- Excerpted records -
───

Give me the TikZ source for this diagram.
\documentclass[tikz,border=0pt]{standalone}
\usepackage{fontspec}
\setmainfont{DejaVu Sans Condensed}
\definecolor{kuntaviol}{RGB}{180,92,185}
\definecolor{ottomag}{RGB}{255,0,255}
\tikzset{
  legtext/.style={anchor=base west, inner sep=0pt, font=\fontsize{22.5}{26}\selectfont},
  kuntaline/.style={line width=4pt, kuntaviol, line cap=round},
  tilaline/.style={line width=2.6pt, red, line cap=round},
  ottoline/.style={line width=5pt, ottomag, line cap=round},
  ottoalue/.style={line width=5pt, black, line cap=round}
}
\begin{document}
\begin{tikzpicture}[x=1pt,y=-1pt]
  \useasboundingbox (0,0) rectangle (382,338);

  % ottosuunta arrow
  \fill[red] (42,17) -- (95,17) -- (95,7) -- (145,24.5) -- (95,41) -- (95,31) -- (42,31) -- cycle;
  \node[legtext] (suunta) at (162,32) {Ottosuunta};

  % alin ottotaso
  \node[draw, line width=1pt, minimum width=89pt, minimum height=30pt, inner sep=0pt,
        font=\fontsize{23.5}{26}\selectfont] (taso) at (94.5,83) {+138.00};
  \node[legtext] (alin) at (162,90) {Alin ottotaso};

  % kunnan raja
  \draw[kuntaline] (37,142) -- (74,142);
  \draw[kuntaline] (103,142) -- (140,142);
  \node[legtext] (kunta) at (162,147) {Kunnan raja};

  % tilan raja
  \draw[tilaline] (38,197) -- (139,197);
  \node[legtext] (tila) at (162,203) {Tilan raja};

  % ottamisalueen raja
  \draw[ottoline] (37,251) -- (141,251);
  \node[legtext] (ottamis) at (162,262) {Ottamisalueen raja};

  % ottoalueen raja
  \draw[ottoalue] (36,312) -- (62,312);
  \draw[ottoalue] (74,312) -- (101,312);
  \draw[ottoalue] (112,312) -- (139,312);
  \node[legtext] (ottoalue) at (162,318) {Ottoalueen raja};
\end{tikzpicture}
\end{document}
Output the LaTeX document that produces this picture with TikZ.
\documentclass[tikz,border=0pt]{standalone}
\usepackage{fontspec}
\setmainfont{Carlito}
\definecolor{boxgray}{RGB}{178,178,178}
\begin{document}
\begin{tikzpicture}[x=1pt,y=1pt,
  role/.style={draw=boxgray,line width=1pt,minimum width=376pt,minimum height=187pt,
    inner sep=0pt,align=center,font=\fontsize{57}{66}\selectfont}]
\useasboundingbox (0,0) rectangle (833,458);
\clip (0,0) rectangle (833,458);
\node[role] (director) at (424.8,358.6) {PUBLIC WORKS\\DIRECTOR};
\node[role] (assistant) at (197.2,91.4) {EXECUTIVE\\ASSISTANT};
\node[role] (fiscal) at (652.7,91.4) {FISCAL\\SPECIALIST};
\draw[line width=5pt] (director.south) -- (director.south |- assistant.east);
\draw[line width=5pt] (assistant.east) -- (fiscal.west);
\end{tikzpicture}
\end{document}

───

- Your goal -
Look through the entries above and report each line where the string "this" occurs.

- Reply -
Give me the TikZ source for this diagram.
Output the LaTeX document that produces this picture with TikZ.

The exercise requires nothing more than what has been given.